Re: [PATCH mm-unstable v2] mm/page_alloc: keep track of free highatomic

Vlastimil Babka <vbabka@xxxxxxx> · Mon, 28 Oct 2024 19:29:45 +0100

On 10/28/24 18:54, Yu Zhao wrote:
> On Mon, Oct 28, 2024 at 5:01 AM Vlastimil Babka <vbabka@xxxxxxx> wrote:
>>
>> Yes you're right. But since we don't plan to backport it beyond 6.12,
>> sorry for sidetracking the discussion unnecessarily. More importantly,
>> is it possible to change the implementation as I suggested?
> 
> The only reason I didn't fold account_highatomic_freepages() into
> account_freepages() is because the former must be called under the
> zone lock, which is also how the latter is called but not as a
> requirement.

Ah, I guess we can document the requirement/add an lockdep assert. Using
__mod_zone_page_state() already implies some context restrictions although
not zone lock specifically.

> I understand where you come from when suggesting a new per-cpu counter
> for free highatomic. I have to disagree with that because 1) free
> highatomic is relatively small and drifting might defeat its purpose;
> 2) per-cpu memory is among the top kernel memory overhead in our fleet
> -- it really adds up.
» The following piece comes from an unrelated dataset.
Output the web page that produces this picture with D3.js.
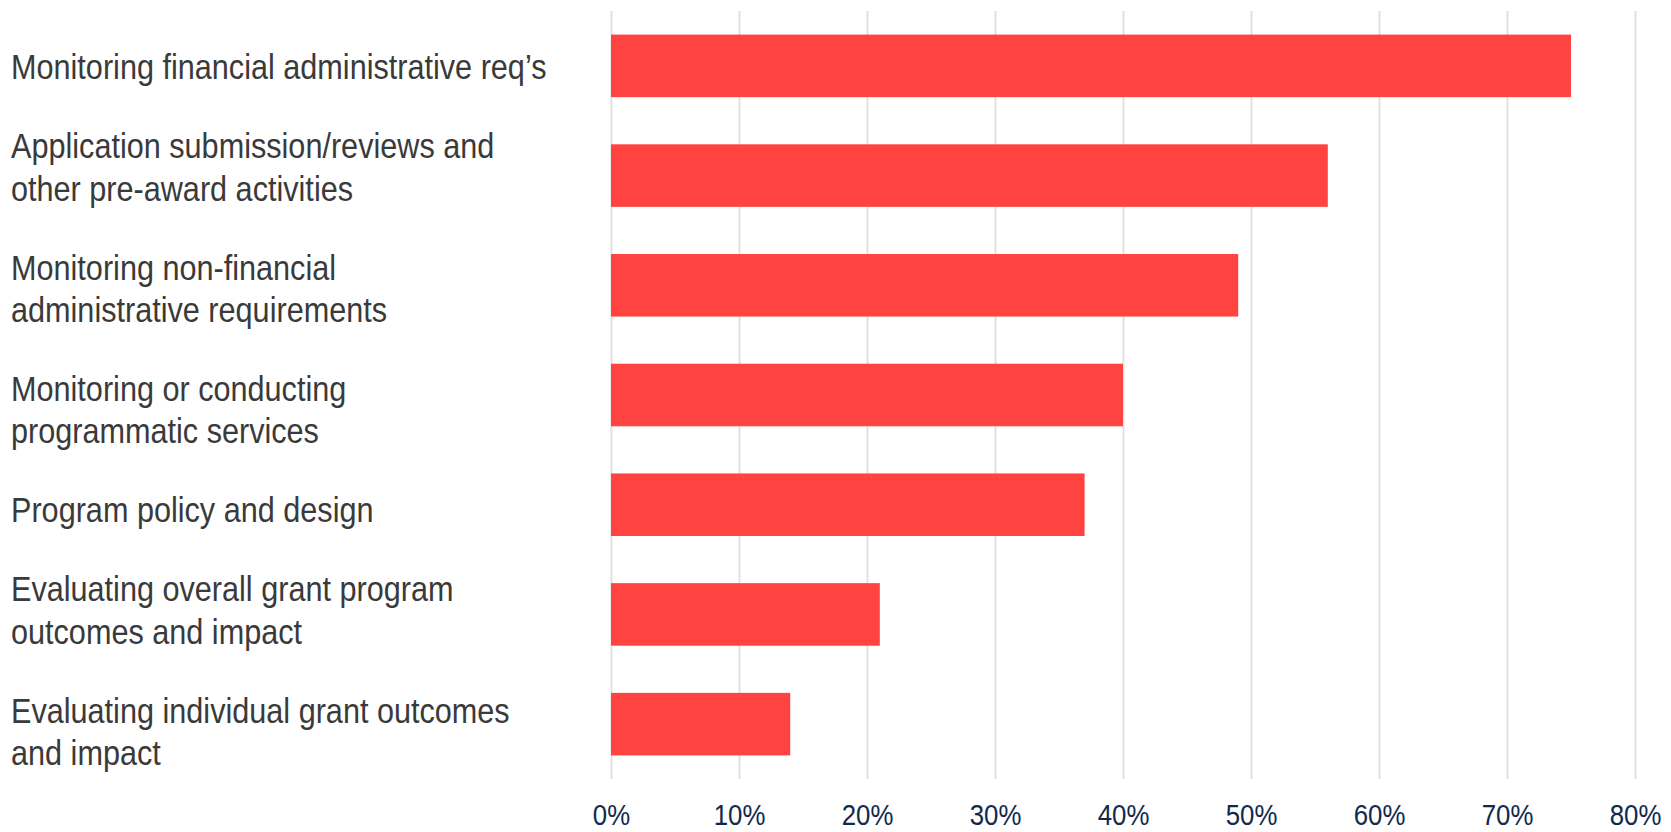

So I prefer not to use per-cpu counters unless
> necessary.

OK, didn't think of these drawbacks.

> So if it's ok with you, I'll just fold account_highatomic_freepages()
> into account_freepages(), but keep the counter as per zone, not per
> cpu.

OK, thanks!

>> [1] Hooking
>> to __del_page_from_free_list() and __add_to_free_list() means extra work
>> in every loop iteration in expand() and __free_one_page(). The
>> migratetype hygiene should ensure it's not necessary to intercept every
>> freelist add/move and hooking to account_freepages() should be
>> sufficient and in line with the intended design.
> 
> Agreed.